Material:
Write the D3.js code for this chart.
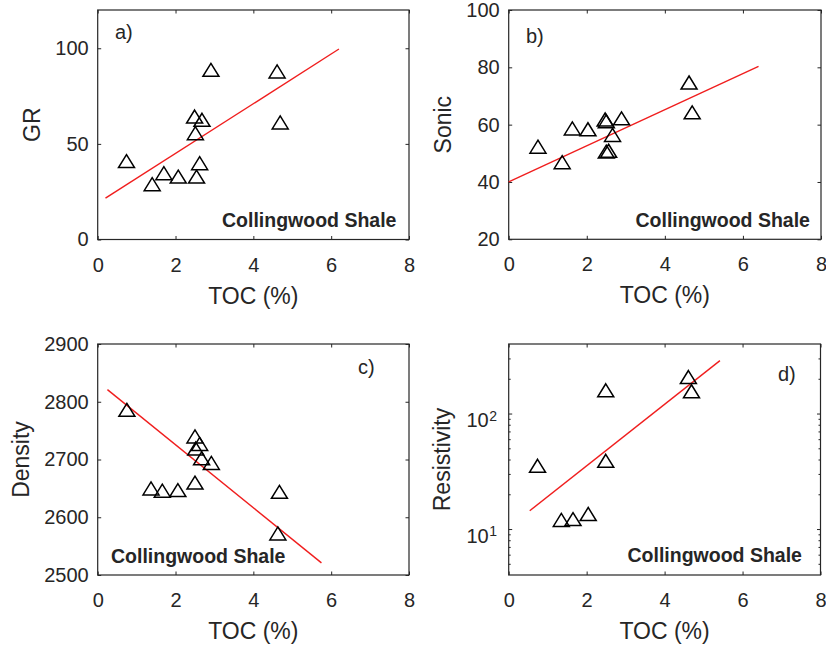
<!DOCTYPE html>
<html><head><meta charset="utf-8">
<script src="https://cdn.jsdelivr.net/npm/d3@7"></script>
<style>
body{margin:0;background:#fff}
svg{display:block}
text{font-family:"Liberation Sans",Arial,Helvetica,sans-serif;fill:#262626}
</style>
</head><body>
<svg id="chart" width="826" height="649"></svg>
<script>
// ---------- data ----------
const xLabel = "TOC (%)";
const formationLabel = "Collingwood Shale";
const xTicks = [0, 2, 4, 6, 8];

// a) GR
const tocGR = [0.74, 1.40, 1.70, 2.07, 2.54, 2.62, 2.51, 2.49, 2.68, 2.91, 4.61, 4.69];
const grValues = [41.0, 28.9, 34.7, 32.9, 32.9, 39.9, 55.6, 64.3, 62.6, 88.7, 87.9, 61.2];
const grFitX = [0.2, 6.2];
const grFitY = [21.6, 99.6];
const grTicks = [0, 50, 100];

// b) Sonic
const tocSonic = [0.75, 1.37, 1.63, 2.03, 2.47, 2.50, 2.66, 2.50, 2.56, 2.89, 4.62, 4.70];
const sonicValues = [52.3, 46.9, 58.7, 58.4, 61.8, 61.2, 56.4, 50.6, 50.9, 62.2, 74.7, 64.3];
const sonicFitX = [0, 6.4];
const sonicFitY = [40.0, 80.3];
const sonicTicks = [20, 40, 60, 80, 100];

// c) Density
const tocDensity = [0.75, 1.37, 1.66, 2.06, 2.50, 2.50, 2.62, 2.52, 2.67, 2.92, 4.67, 4.63];
const densityValues = [2786, 2650, 2646, 2647, 2660, 2740, 2727, 2719, 2702, 2694, 2644, 2572];
const densityFitX = [0.25, 5.75];
const densityFitY = [2821, 2521];
const densityTicks = [2500, 2600, 2700, 2800, 2900];

// d) Resistivity (log axis)
const tocRes = [0.74, 1.35, 1.65, 2.04, 2.49, 2.49, 4.61, 4.69];
const resValues = [35.3, 12.0, 12.2, 13.5, 159, 39, 207, 156];
const resFitX = [0.54, 5.42];
const resFitY = [14.4, 287];
const resMajorTicks = [10, 100];
const resMinorTicks = [5, 6, 7, 8, 9, 20, 30, 40, 50, 60, 70, 80, 90, 200, 300];

// ---------- layout ----------
const svg = d3.select("#chart");
svg.append("rect").attr("width", 826).attr("height", 649).attr("fill", "#fff");

const panels = [
  { box: {l: 97.7, r: 409, t: 10, b: 239.5}, xs: tocGR, ys: grValues, fx: grFitX, fy: grFitY,
    yDomain: [0, 120], yTicks: grTicks, yLabel: "GR", yLabelX: 39.5,
    tag: "a)", tagX: 115, tagY: 38.5, fmX: 222, fmY: 226.5 },
  { box: {l: 508.7, r: 821, t: 10, b: 239.3}, xs: tocSonic, ys: sonicValues, fx: sonicFitX, fy: sonicFitY,
    yDomain: [20, 100], yTicks: sonicTicks, yLabel: "Sonic", yLabelX: 450.5,
    tag: "b)", tagX: 526, tagY: 42.5, fmX: 635.5, fmY: 226.5 },
  { box: {l: 97.7, r: 409, t: 344, b: 575}, xs: tocDensity, ys: densityValues, fx: densityFitX, fy: densityFitY,
    yDomain: [2500, 2900], yTicks: densityTicks, yLabel: "Density", yLabelX: 28.5,
    tag: "c)", tagX: 358, tagY: 374, fmX: 111, fmY: 563 },
  { box: {l: 508.7, r: 820.5, t: 344, b: 575}, xs: tocRes, ys: resValues, fx: resFitX, fy: resFitY,
    yDomain: [4, 400], log: true, yLabel: "Resistivity", yLabelX: 449.5,
    tag: "d)", tagX: 778, tagY: 381, fmX: 627.5, fmY: 561.5 }
];

const tri = "M0,-6.5 L8,6.5 L-8,6.5 Z";
const fmt = d3.format("d");

panels.forEach(p => {
  const B = p.box;
  const x = d3.scaleLinear().domain([0, 8]).range([B.l, B.r]);
  const y = p.log ? d3.scaleLog().domain(p.yDomain).range([B.b, B.t])
                  : d3.scaleLinear().domain(p.yDomain).range([B.b, B.t]);
  const g = svg.append("g");
  const tick = 3.5;

  g.append("g").attr("transform", `translate(0,${B.b})`)
    .call(d3.axisBottom(x).tickValues(xTicks).tickFormat(fmt).tickSize(-tick).tickSizeOuter(0).tickPadding(18));
  g.append("g").attr("transform", `translate(0,${B.t})`)
    .call(d3.axisTop(x).tickValues(xTicks).tickSize(-tick).tickSizeOuter(0).tickFormat(""));
  if (!p.log) {
    g.append("g").attr("transform", `translate(${B.l},0)`)
      .call(d3.axisLeft(y).tickValues(p.yTicks).tickFormat(fmt).tickSize(-tick).tickSizeOuter(0).tickPadding(9));
    g.append("g").attr("transform", `translate(${B.r},0)`)
      .call(d3.axisRight(y).tickValues(p.yTicks).tickSize(-tick).tickSizeOuter(0).tickFormat(""));
  } else {
    g.append("g").attr("transform", `translate(${B.l},0)`)
      .call(d3.axisLeft(y).tickValues(resMajorTicks).tickSize(-tick).tickSizeOuter(0).tickFormat(""));
    g.append("g").attr("transform", `translate(${B.r},0)`)
      .call(d3.axisRight(y).tickValues(resMajorTicks).tickSize(-tick).tickSizeOuter(0).tickFormat(""));
    g.append("g").attr("transform", `translate(${B.l},0)`)
      .call(d3.axisLeft(y).tickValues(resMinorTicks).tickSize(-2).tickSizeOuter(0).tickFormat(""));
    g.append("g").attr("transform", `translate(${B.r},0)`)
      .call(d3.axisRight(y).tickValues(resMinorTicks).tickSize(-2).tickSizeOuter(0).tickFormat(""));
    resMajorTicks.forEach(v => {
      const e = Math.round(Math.log10(v));
      g.append("text").attr("x", B.l - 20).attr("y", y(v) + 13.5)
        .attr("text-anchor", "end").attr("font-size", 20).text("10");
      g.append("text").attr("x", B.l - 19.5).attr("y", y(v) + 7)
        .attr("text-anchor", "start").attr("font-size", 14).text(e);
    });
  }
  g.selectAll(".domain").remove();
  g.selectAll(".tick line").attr("stroke", "#262626").attr("stroke-width", 1);
  g.selectAll(".tick text").attr("font-size", 20).attr("fill", "#262626")
    .style("font-family", '"Liberation Sans",Arial,sans-serif');

  g.append("rect").attr("x", B.l).attr("y", B.t).attr("width", B.r - B.l).attr("height", B.b - B.t)
    .attr("fill", "none").attr("stroke", "#262626").attr("stroke-width", 1.2);

  const line = d3.line().x(d => x(d[0])).y(d => y(d[1]));
  g.append("path").datum(p.fx.map((v, i) => [v, p.fy[i]]))
    .attr("d", line).attr("fill", "none").attr("stroke", "#f01e1e").attr("stroke-width", 1.4);

  g.selectAll(".pt").data(p.xs.map((v, i) => [v, p.ys[i]])).join("path")
    .attr("class", "pt").attr("d", tri)
    .attr("transform", d => `translate(${x(d[0])},${y(d[1])})`)
    .attr("fill", "none").attr("stroke", "#000").attr("stroke-width", 1.5);

  g.append("text").attr("x", (B.l + B.r) / 2).attr("y", B.b + 64)
    .attr("text-anchor", "middle").attr("font-size", 23).text(xLabel);
  g.append("text").attr("transform", `translate(${p.yLabelX},${(B.t + B.b) / 2}) rotate(-90)`)
    .attr("text-anchor", "middle").attr("font-size", 23).text(p.yLabel);
  g.append("text").attr("x", p.tagX).attr("y", p.tagY).attr("font-size", 20).text(p.tag);
  g.append("text").attr("x", p.fmX).attr("y", p.fmY).attr("font-size", 19.5)
    .attr("font-weight", "bold").attr("fill", "#000").text(formationLabel);
});
</script>
</body></html>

Work to do: Look through the data above. Find each line with the string "chart" and copy it.

Solution to the exercise:
Write the D3.js code for this chart.
<svg id="chart" width="826" height="649"></svg>
const svg = d3.select("#chart");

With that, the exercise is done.